The court’s questions could pause administrative processing and send key legal issues to the Court of Justice of the EU, with Spain preparing a written defence and an integration plan.

Overview

  • The application period closed on Tuesday, June 30, 2026 with registry counts reported between about 1.2 million and 1.33 million submissions, far above the government’s original estimates.
  • The Spanish Supreme Court has formally signalled doubts about the decree’s compatibility with EU rules, set a five‑day deadline for parties to advise on referring questions to the Court of Justice of the EU and opened the option of pausing tramitations while those questions are resolved.
  • The government has moved to defend the measure legally and unveiled a €505 million Plan for Integration and Citizenship to fund services, language programs and job training for those regularized.

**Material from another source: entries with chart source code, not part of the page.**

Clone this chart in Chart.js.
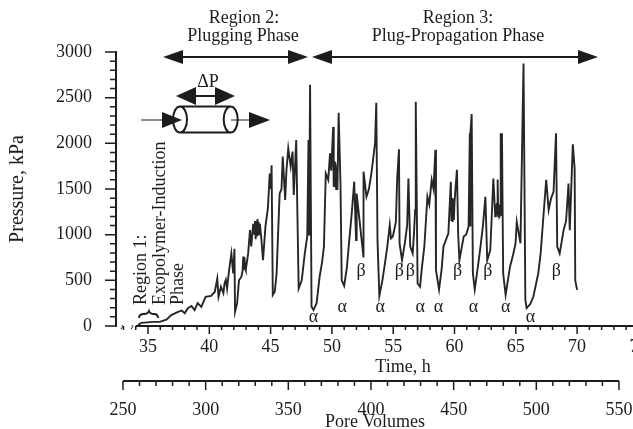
<!DOCTYPE html>
<html>
<head>
<meta charset="utf-8">
<title>Pressure vs time</title>
<script src="https://cdn.jsdelivr.net/npm/chart.js@4"></script>
<style>
html, body { margin: 0; background: #fff; overflow: hidden; width: 633px; height: 429px; }
canvas { display: block; }
</style>
</head>
<body>
<canvas id="grafico" width="660" height="429"></canvas>
<script>
const timeHours = [
  34.2,34.45,34.95,35.45,35.95,36.5,36.9,37.15,37.45,37.75,38.0,38.25,38.55,38.8,39.05,39.35,39.7,40.15,
  40.45,40.65,40.75,40.95,41.15,41.25,41.35,41.45,41.6,41.8,41.95,42.05,42.1,
  42.27,42.42,42.62,42.72,42.77,42.82,42.87,42.92,42.97,43.17,43.32,43.42,
  43.58,43.68,43.73,43.78,43.83,43.88,43.93,43.98,44.03,44.08,44.13,44.18,44.23,44.38,44.58,44.78,44.93,45.03,45.08,45.18,
  45.34,45.49,45.59,45.74,45.89,45.99,46.19,46.29,46.44,46.64,46.79,46.89,47.09,47.19,47.29,47.54,47.79,47.99,48.09,48.14,48.19,48.22,48.34,
  48.5,48.75,49.0,49.2,49.35,49.5,49.7,49.85,49.95,50.1,50.15,50.2,50.25,50.3,50.35,50.4,50.45,50.55,50.7,50.8,51.0,
  51.22,51.37,51.62,51.82,51.97,52.02,52.57,52.58,52.82,53.02,53.22,53.52,53.62,53.72,53.87,54.12,54.32,54.52,54.72,54.82,54.97,55.22,55.32,55.47,55.52,55.72,
  55.94,56.14,56.24,56.39,56.59,56.69,56.79,56.84,56.99,57.19,57.34,57.54,57.79,57.94,58.14,58.29,58.44,58.49,58.74,
  58.95,59.1,59.5,59.7,59.75,59.8,59.85,59.9,59.95,60.0,60.05,60.2,60.3,60.4,60.75,60.95,61.15,61.25,61.27,61.3,61.4,61.5,61.65,
  61.92,62.12,62.32,62.52,62.67,62.92,63.17,63.27,63.32,63.37,63.42,63.47,63.52,63.57,63.62,63.67,63.72,63.77,63.82,63.87,63.97,64.17,
  64.53,64.78,64.98,65.08,65.38,65.63,65.78,65.88,66.18,66.43,66.83,67.03,67.23,67.48,67.68,67.88,68.08,68.28,68.38,68.58,
  68.9,69.1,69.3,69.4,69.65,69.8,69.85,70.0
];
const pressureKpa = [
  10,35,40,45,45,70,120,135,155,170,140,195,220,175,250,210,320,330,
  375,520,320,430,360,470,505,410,595,795,575,845,155,
  250,500,540,610,760,620,750,630,610,795,1050,870,
  1120,1000,1150,950,1130,980,1170,1000,1140,1010,1120,1040,980,720,1090,1290,1670,1500,1760,340,
  375,575,940,1450,1500,1855,1380,1700,1945,1745,1910,1435,2035,1200,410,500,795,980,2035,1000,2035,2640,210,
  175,250,540,700,870,1670,1600,1890,1700,2180,1525,1800,1520,1780,1500,1750,1490,2335,1560,500,440,
  640,870,1235,1580,940,1450,760,1690,1415,1500,1670,2000,2445,940,330,500,680,870,1105,960,980,1140,1600,1935,905,720,
  900,1105,1615,870,795,1000,1270,2455,465,430,640,870,1415,1330,1600,1500,1930,610,400,
  620,870,1015,1580,1150,1400,1140,1380,1160,1350,1450,1710,1000,720,980,1000,1090,2110,1100,2110,2320,575,400,
  660,870,1100,1415,720,830,1615,1340,1200,1330,1210,1340,1605,1200,1330,1200,1215,2110,1300,2110,575,340,
  650,780,905,1140,905,2875,285,195,240,320,575,800,1160,1600,1270,1400,1470,2110,870,795,
  1050,1150,1560,1050,1990,1725,500,395
];
const alphaTimes = [48.5, 50.85, 53.95, 57.2, 58.7, 61.55, 64.17, 66.2];
const alphaPressures = [95, 210, 210, 210, 210, 210, 210, 95];
const betaTimes = [52.37, 55.5, 56.4, 60.25, 62.72, 68.3];
const betaPressures = [595, 595, 595, 595, 595, 595];
const timeLabels = [35, 40, 45, 50, 55, 60, 65, 70, 75];
const pressureLabels = [0, 500, 1000, 1500, 2000, 2500, 3000];
const poreLabels = [250, 300, 350, 400, 450, 500, 550];

const FONTE = '"Liberation Serif", "Times New Roman", serif';
const TINTA = '#1c1c1c';
const PX_POR_HORA = 12.26;
const PX_POR_PV = 1.6533;

// seta cheia, ponta em (xTip, y)
function ponta(ctx, xTip, y, dir, comp, alt) {
  ctx.beginPath();
  ctx.moveTo(xTip, y);
  ctx.lineTo(xTip - dir * comp, y - alt);
  ctx.lineTo(xTip - dir * comp, y + alt);
  ctx.closePath();
  ctx.fill();
}

function textoVertical(ctx, str, x, yBase) {
  ctx.save();
  ctx.translate(x, yBase);
  ctx.rotate(-Math.PI / 2);
  ctx.textAlign = 'left';
  ctx.fillText(str, 0, 0);
  ctx.restore();
}

const anotacoes = {
  id: 'anotacoes',
  // a largura final da area muda com os rotulos, entao fecha a escala aqui
  afterLayout(chart) {
    const { x, pv } = chart.scales;
    x.max = x.min + x.width / PX_POR_HORA;
    x.configure();
    pv.max = pv.min + pv.width / PX_POR_PV;
    pv.configure();
  },
  afterDraw(chart) {
    const { ctx, scales } = chart;
    const sx = scales.x, sy = scales.y, sp = scales.pv;
    ctx.save();
    ctx.strokeStyle = TINTA;
    ctx.fillStyle = TINTA;

    // eixos e marcas
    const y0 = sy.getPixelForValue(0);
    ctx.lineWidth = 2;
    ctx.beginPath();
    ctx.moveTo(sx.getPixelForValue(34), y0);
    ctx.lineTo(660, y0);
    ctx.moveTo(sp.getPixelForValue(250), sp.top + 5);
    ctx.lineTo(sp.getPixelForValue(550), sp.top + 5);
    ctx.stroke();

    ctx.lineWidth = 1.5;
    ctx.beginPath();
    sx.ticks.forEach(t => {
      const px = sx.getPixelForValue(t.value);
      ctx.moveTo(px, y0);
      ctx.lineTo(px, y0 + (timeLabels.includes(t.value) ? 8 : 4));
    });
    sp.ticks.forEach(t => {
      if (t.value < 250 || t.value > 550) return;
      const px = sp.getPixelForValue(t.value);
      ctx.moveTo(px, sp.top + 5);
      ctx.lineTo(px, sp.top + 5 + (poreLabels.includes(t.value) ? 9 : 5));
    });
    sy.ticks.forEach(t => {
      const py = sy.getPixelForValue(t.value);
      ctx.moveTo(sy.right, py);
      ctx.lineTo(sy.right - (pressureLabels.includes(t.value) ? 11 : 6), py);
    });
    ctx.stroke();

    // quebra do eixo
    ctx.lineWidth = 1;
    [122, 132].forEach(bx => {
      ctx.beginPath();
      ctx.moveTo(bx - 1, y0 + 3);
      ctx.quadraticCurveTo(bx + 2, y0, bx, y0 - 1);
      ctx.stroke();
    });

    ctx.font = '18px ' + FONTE;
    ctx.textAlign = 'center';
    ctx.textBaseline = 'middle';

    // titulos dos eixos de baixo
    ctx.fillText('Time, h', 403, 367);
    ctx.fillText('Pore Volumes', 375, 422);

    // regioes
    ctx.fillText('Region 2:', 244, 18);
    ctx.fillText('Plugging Phase', 243, 36);
    ctx.fillText('Region 3:', 458, 18);
    ctx.fillText('Plug-Propagation Phase', 458, 36);

    ctx.lineWidth = 2;
    ctx.beginPath();
    ctx.moveTo(175, 57); ctx.lineTo(296, 57);
    ctx.moveTo(324, 57); ctx.lineTo(586, 57);
    ctx.stroke();
    ponta(ctx, 163, 57, -1, 20, 7);
    ponta(ctx, 308, 57, 1, 20, 7);
    ponta(ctx, 312, 57, -1, 20, 7);
    ponta(ctx, 598, 57, 1, 20, 7);

    // desenho do testemunho
    ctx.fillText('ΔP', 208, 82);
    ctx.beginPath();
    ctx.moveTo(190, 96); ctx.lineTo(222, 96);
    ctx.stroke();
    ponta(ctx, 176, 96, -1, 20, 9);
    ponta(ctx, 235, 96, 1, 20, 9);

    ctx.lineWidth = 2;
    ctx.beginPath();
    ctx.ellipse(180, 119.5, 7, 13, 0, 0, Math.PI * 2);
    ctx.moveTo(237.7, 119.5);
    ctx.ellipse(230.7, 119.5, 7, 13, 0, 0, Math.PI * 2);
    ctx.moveTo(180, 106.5); ctx.lineTo(231, 106.5);
    ctx.moveTo(180, 132.5); ctx.lineTo(231, 132.5);
    ctx.stroke();
    ctx.lineWidth = 1;
    ctx.beginPath();
    ctx.moveTo(141, 120); ctx.lineTo(165, 120);
    ctx.moveTo(231, 120); ctx.lineTo(252, 120);
    ctx.stroke();
    ponta(ctx, 182, 120, 1, 20, 8);
    ponta(ctx, 270, 120, 1, 21, 8);

    // regiao 1 na vertical
    textoVertical(ctx, 'Region 1:', 141, 305);
    textoVertical(ctx, 'Exopolymer-Induction', 160, 305);
    textoVertical(ctx, 'Phase', 178, 305);

    // chave
    ctx.lineWidth = 1.8;
    ctx.beginPath();
    ctx.moveTo(139, 318);
    ctx.quadraticCurveTo(139, 314, 144, 314);
    ctx.quadraticCurveTo(148, 314, 149, 311);
    ctx.quadraticCurveTo(150, 314, 154, 314);
    ctx.quadraticCurveTo(158, 314, 158, 318);
    ctx.stroke();

    // alfa e beta
    alphaTimes.forEach((t, i) => {
      ctx.fillText('α', sx.getPixelForValue(t), sy.getPixelForValue(alphaPressures[i]));
    });
    betaTimes.forEach((t, i) => {
      ctx.fillText('β', sx.getPixelForValue(t), sy.getPixelForValue(betaPressures[i]));
    });
    ctx.restore();
  }
};

Chart.defaults.font.family = FONTE;
Chart.defaults.font.size = 18;
Chart.defaults.color = TINTA;

new Chart(document.getElementById('grafico').getContext('2d'), {
  type: 'line',
  data: {
    datasets: [{
      label: 'Pressure',
      data: timeHours.map((t, i) => ({ x: t, y: pressureKpa[i] })),
      borderColor: '#262626',
      borderWidth: 1.9,
      pointRadius: 0,
      xAxisID: 'x',
      yAxisID: 'y'
    }]
  },
  options: {
    responsive: false,
    animation: false,
    layout: { autoPadding: false, padding: { top: 52, left: 0, right: 0, bottom: 0 } },
    plugins: { legend: { display: false }, tooltip: { enabled: false } },
    scales: {
      x: {
        type: 'linear',
        position: 'bottom',
        weight: 0,
        min: 32.39,
        max: 76.19,
        grid: { display: false },
        border: { display: false },
        afterFit: s => { s.height = 50; },
        ticks: {
          stepSize: 1,
          includeBounds: false,
          autoSkip: false,
          maxRotation: 0,
          padding: 2,
          callback: v => timeLabels.includes(v) ? String(v) : ''
        }
      },
      pv: {
        type: 'linear',
        axis: 'x',
        position: 'bottom',
        weight: 1,
        min: 245.77,
        max: 570.6,
        grid: { display: false },
        border: { display: false },
        afterFit: s => { s.height = 53; },
        ticks: {
          stepSize: 10,
          includeBounds: false,
          autoSkip: false,
          maxRotation: 0,
          padding: 15,
          callback: v => poreLabels.includes(v) ? String(v) : ''
        }
      },
      y: {
        type: 'linear',
        min: 0,
        max: 3000,
        grid: { display: false },
        border: { display: true, color: TINTA, width: 2 },
        afterFit: s => { s.width = 116; },
        title: { display: true, text: 'Pressure, kPa', font: { size: 20 }, padding: { top: 6, bottom: 0 } },
        ticks: {
          stepSize: 100,
          autoSkip: false,
          padding: 16,
          callback: v => pressureLabels.includes(v) ? String(v) : ''
        }
      }
    }
  },
  plugins: [anotacoes]
});
</script>
</body>
</html>
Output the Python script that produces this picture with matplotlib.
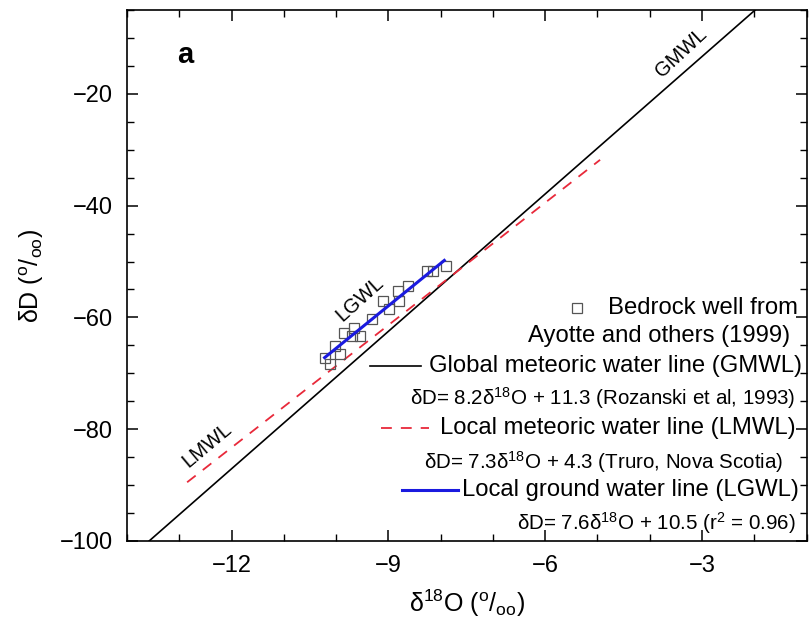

  • Administrative systems are strained because many applicants filed incomplete dossiers; authorities instructed people to register incomplete applications to trigger 15‑day cure periods and municipalities issued tens of thousands of vulnerability reports used as supporting evidence.
  • The Supreme Court’s six lines of questioning focus on asylum procedure rules, the Return Directive, member‑state cooperation and Schengen movement rights, and a TJUE ruling could decide whether Spain’s one‑off regularization and its provisional work/residence permissions are lawful across the EU.